Bütün bu notlar, “benim kalbim temiz” kıvırtmasına malzeme olsun diye yazılmadı. Kalbinin temiz olmasını isteyenler, çağına örfüne, iklimine mevsimine, kültürüne çevresine göre hesaplar yapmadan önce Nur Sûresi’nin 30-31. ayetinin anlam ırmağına yatırırlar kalplerini.
Önyargısız ve hesapsız.
Kitabına uydurmak yerine Kitab’a uyarlar.

8.
Başını örtmüyor diye, örtemiyor diye, hatta örtmek istemiyor diye, bir kadını Allah’ın kulu ve sanatı olmaktan çıkarmaya hevesli dandik bakışlar asıl müstehcendir.

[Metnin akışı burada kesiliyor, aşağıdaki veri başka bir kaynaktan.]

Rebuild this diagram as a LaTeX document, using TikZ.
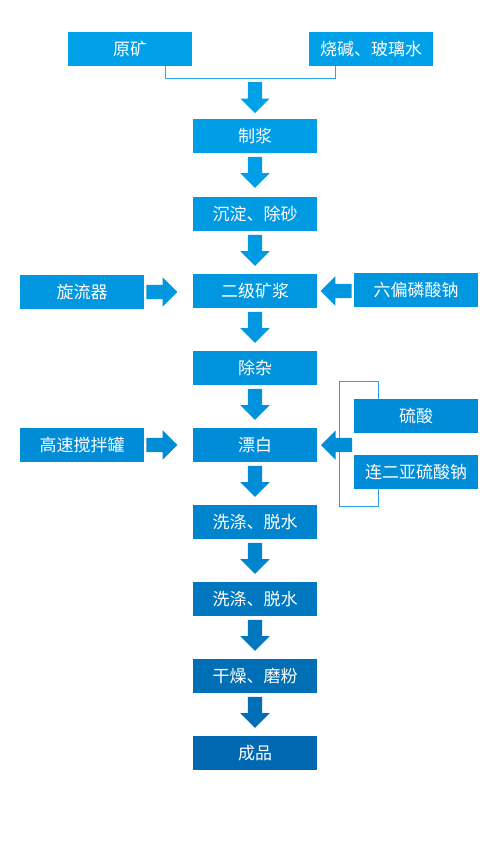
\documentclass[tikz,border=0pt]{standalone}
\usepackage{fontspec}
\setmainfont{Noto Sans CJK SC}
\usetikzlibrary{shapes.arrows,calc}
\definecolor{c0}{HTML}{00A0E9}
\definecolor{c1}{HTML}{009EE7}
\definecolor{c2}{HTML}{009AE3}
\definecolor{c3}{HTML}{0097E0}
\definecolor{c4}{HTML}{0092DB}
\definecolor{c5}{HTML}{008CD6}
\definecolor{c6}{HTML}{0084CD}
\definecolor{c7}{HTML}{0077BF}
\definecolor{c8}{HTML}{006FB6}
\definecolor{c9}{HTML}{0068B0}
\definecolor{linec}{HTML}{2AA3E4}
\begin{document}
\begin{tikzpicture}[x=1pt,y=-1pt,
  box/.style={draw=none,minimum width=124pt,minimum height=34pt,inner sep=0pt,
    text=white,font=\fontsize{17pt}{20pt}\selectfont},
  blockarr/.style={single arrow,draw=none,minimum height=31pt,inner sep=7pt,
    single arrow head extend=7.5pt,single arrow tip angle=90},
  darr/.style={blockarr,shape border rotate=270,anchor=tail},
  rarr/.style={blockarr,shape border rotate=0,anchor=tail},
  larr/.style={blockarr,shape border rotate=180,anchor=tail},
  bracket/.style={draw=linec,line width=1.1pt}
]
\useasboundingbox (0,0) rectangle (500,844);
\fill[white] (0,0) rectangle (500,844);

% top inputs
\node[box,fill=c0] (yk) at (130,49) {原矿};
\node[box,fill=c0] (sj) at (371,49) {烧碱、玻璃水};
\coordinate (b1) at ($(yk.south east)+(-27,0)$);
\coordinate (b2) at ($(sj.south west)+(27,0)$);
\draw[bracket] (b1) -- ++(0,12.5) -| (b2);
\coordinate (bm) at (255,79);

% main column
\node[box,fill=c1] (zj) at (255,136) {制浆};
\node[box,fill=c2] (cd) at (255,214) {沉淀、除砂};
\node[box,fill=c3] (ej) at (255,291) {二级矿浆};
\node[box,fill=c4] (cz) at (255,368) {除杂};
\node[box,fill=c5] (pb) at (255,445) {漂白};
\node[box,fill=c6] (xd1) at (255,522) {洗涤、脱水};
\node[box,fill=c7] (xd2) at (255,599) {洗涤、脱水};
\node[box,fill=c8] (gz) at (255,676) {干燥、磨粉};
\node[box,fill=c9] (cp) at (255,753) {成品};

% side inputs
\node[box,fill=c3] (xl) at (82,292) {旋流器};
\node[box,fill=c3] (lp) at (416,290) {六偏磷酸钠};
\node[box,fill=c5] (gs) at (82,445) {高速搅拌罐};
\node[box,fill=c5] (ls) at (416,416) {硫酸};
\node[box,fill=c5] (le) at (416,472) {连二亚硫酸钠};

% bracket around 硫酸 / 连二亚硫酸钠
\coordinate (rt) at ($(ls.north west)+(25,-17)$);
\coordinate (rb) at ($(le.south west)+(25,17)$);
\draw[bracket] (ls.north west -| rt) -- (rt) -- ++(-39,0) coordinate (lt)
  -- (lt |- rb) -- (rb) -- (le.south west -| rb);

% down arrows
\node[darr,fill=c0] at ($(bm)+(0,3)$) {};
\node[darr,fill=c1] at ($(zj.south)+(0,3.5)$) {};
\node[darr,fill=c2] at ($(cd.south)+(0,3.5)$) {};
\node[darr,fill=c3] at ($(ej.south)+(0,3.5)$) {};
\node[darr,fill=c4] at ($(cz.south)+(0,3.5)$) {};
\node[darr,fill=c5] at ($(pb.south)+(0,3.5)$) {};
\node[darr,fill=c6] at ($(xd1.south)+(0,3.5)$) {};
\node[darr,fill=c7] at ($(xd2.south)+(0,3.5)$) {};
\node[darr,fill=c8] at ($(gz.south)+(0,3.5)$) {};

% side arrows
\node[rarr,fill=c3] at ($(xl.east)+(2,0)$) {};
\node[larr,fill=c3] at ($(ej.east -| lp.west)+(-2,0)$) {};
\node[rarr,fill=c5] at ($(gs.east)+(2,0)$) {};
\node[larr,fill=c5] at ($(pb.east)+(35,0)$) {};
\end{tikzpicture}
\end{document}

Saçını açık bırakınca, her şeyi açıkta mı kalır kadının?
Saçı görüneni iffetinden de soymak başlı başına tesettürsüz bir bakış değil mi?

9.
Başörtüsü tesettürün hepsi değildir ama “teferruat” kelimesinin çağrıştırdığı, “olsa da bir olmasa da bir” gereksizliğinde görülmeyi de hak etmez.

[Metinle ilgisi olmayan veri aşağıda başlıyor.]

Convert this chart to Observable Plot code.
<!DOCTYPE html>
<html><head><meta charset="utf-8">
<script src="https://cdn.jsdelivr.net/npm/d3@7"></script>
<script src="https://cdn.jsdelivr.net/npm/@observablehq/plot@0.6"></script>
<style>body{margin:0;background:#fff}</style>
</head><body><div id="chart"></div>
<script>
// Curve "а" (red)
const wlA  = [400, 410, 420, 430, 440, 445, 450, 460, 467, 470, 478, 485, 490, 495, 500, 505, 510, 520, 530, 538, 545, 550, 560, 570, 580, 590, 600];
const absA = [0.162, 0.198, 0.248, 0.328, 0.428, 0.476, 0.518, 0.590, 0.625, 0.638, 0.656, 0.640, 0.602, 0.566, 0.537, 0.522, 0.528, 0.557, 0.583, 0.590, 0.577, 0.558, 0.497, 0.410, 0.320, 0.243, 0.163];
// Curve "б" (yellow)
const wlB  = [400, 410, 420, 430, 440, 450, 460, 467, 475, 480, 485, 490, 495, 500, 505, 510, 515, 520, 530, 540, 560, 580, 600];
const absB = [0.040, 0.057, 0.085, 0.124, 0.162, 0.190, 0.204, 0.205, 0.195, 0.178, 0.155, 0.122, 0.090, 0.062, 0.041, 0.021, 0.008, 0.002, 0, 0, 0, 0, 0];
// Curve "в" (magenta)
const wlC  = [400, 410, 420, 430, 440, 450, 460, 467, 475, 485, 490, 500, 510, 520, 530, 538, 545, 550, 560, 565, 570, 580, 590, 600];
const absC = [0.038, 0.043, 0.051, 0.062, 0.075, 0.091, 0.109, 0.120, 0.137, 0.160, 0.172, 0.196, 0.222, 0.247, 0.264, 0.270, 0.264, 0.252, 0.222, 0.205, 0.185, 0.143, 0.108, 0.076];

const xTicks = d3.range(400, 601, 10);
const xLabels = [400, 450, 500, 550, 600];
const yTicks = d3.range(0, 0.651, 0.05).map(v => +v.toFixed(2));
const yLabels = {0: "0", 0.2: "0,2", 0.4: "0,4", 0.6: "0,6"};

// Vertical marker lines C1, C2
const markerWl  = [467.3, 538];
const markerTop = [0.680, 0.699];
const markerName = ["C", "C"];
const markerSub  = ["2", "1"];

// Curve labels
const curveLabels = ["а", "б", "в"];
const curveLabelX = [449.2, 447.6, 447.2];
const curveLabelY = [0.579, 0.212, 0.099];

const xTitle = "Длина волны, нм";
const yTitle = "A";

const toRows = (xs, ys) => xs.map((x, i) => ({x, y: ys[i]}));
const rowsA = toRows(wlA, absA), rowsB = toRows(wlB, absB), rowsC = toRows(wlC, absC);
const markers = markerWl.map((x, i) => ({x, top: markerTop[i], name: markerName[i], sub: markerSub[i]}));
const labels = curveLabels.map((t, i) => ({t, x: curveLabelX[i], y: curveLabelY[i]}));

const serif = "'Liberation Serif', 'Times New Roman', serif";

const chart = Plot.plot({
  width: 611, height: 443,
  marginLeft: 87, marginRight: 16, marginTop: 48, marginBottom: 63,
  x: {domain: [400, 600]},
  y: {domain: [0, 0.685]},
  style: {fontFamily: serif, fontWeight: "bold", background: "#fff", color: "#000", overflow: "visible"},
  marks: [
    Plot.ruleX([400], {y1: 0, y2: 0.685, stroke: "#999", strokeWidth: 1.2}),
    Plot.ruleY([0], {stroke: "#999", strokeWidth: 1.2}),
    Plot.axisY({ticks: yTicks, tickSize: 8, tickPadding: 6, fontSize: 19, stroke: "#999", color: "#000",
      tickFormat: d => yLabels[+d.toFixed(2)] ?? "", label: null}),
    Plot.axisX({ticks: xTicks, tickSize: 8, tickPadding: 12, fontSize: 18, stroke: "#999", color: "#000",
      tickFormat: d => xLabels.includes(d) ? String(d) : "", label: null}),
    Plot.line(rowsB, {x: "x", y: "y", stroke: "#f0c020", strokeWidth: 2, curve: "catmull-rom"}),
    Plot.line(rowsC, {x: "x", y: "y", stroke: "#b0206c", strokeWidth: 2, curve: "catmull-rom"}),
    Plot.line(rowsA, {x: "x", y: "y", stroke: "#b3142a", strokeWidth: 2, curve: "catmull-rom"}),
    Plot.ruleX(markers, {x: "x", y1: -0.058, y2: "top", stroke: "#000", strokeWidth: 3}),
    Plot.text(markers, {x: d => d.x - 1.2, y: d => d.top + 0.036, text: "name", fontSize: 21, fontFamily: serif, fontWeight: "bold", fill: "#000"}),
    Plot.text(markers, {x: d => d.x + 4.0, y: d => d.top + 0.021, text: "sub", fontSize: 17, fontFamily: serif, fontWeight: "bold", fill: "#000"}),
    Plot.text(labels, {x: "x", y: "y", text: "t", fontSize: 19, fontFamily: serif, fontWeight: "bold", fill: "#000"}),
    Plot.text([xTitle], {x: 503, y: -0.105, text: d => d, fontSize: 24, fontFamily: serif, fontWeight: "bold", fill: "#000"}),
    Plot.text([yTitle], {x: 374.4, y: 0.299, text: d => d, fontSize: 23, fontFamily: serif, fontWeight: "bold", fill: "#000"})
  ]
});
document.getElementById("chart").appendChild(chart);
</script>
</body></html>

Tesettürün zirvesidir, örtünmenin baş tacıdır başörtüsü.
En azından bu ülkede başının örtüsü yüzünden mesleğini, itibarını, geleceğini, yurdunu terk ederek bedel ödeyen kardeşlerimizin çabasını küçümseriz.
Onların içten dirençlerini düşmanları karşısında yağmalatmak hiçbir gerekçenin örtemeyeceği bir kabalıktır.
Hasetçileri karşısında onların elini güçsüzleştirmek apaçık bir insafsızlıktır.
“Dandik” bir duruştur.

10.
“Aşk”ından dolayı başını bağlamayan sözde “sufi” ehline gelince…
Başını örtmemek ve hatta örtmek istememek başkadır, başını örtmesen de olur demek başkadır.
Kurala uymayabilirsiniz.
Hoş, benim de uymadığım onca kural varken, sizin ayıbınızla uğraşma hakkım yok.
Ama kural uyduramazsınız.
Kuralı Allah koyar; siz değil.
Allah’tan kural koyma rolünü ç/almaya kalktığınızda herkesin hakkını açık açık yersiniz. Gerçek aşk ehli başkalarına farz olmayanı kendine farz kılar…
Farzı kendine farz olmaktan çıkaran sizdeki bu aşk, aşk değil.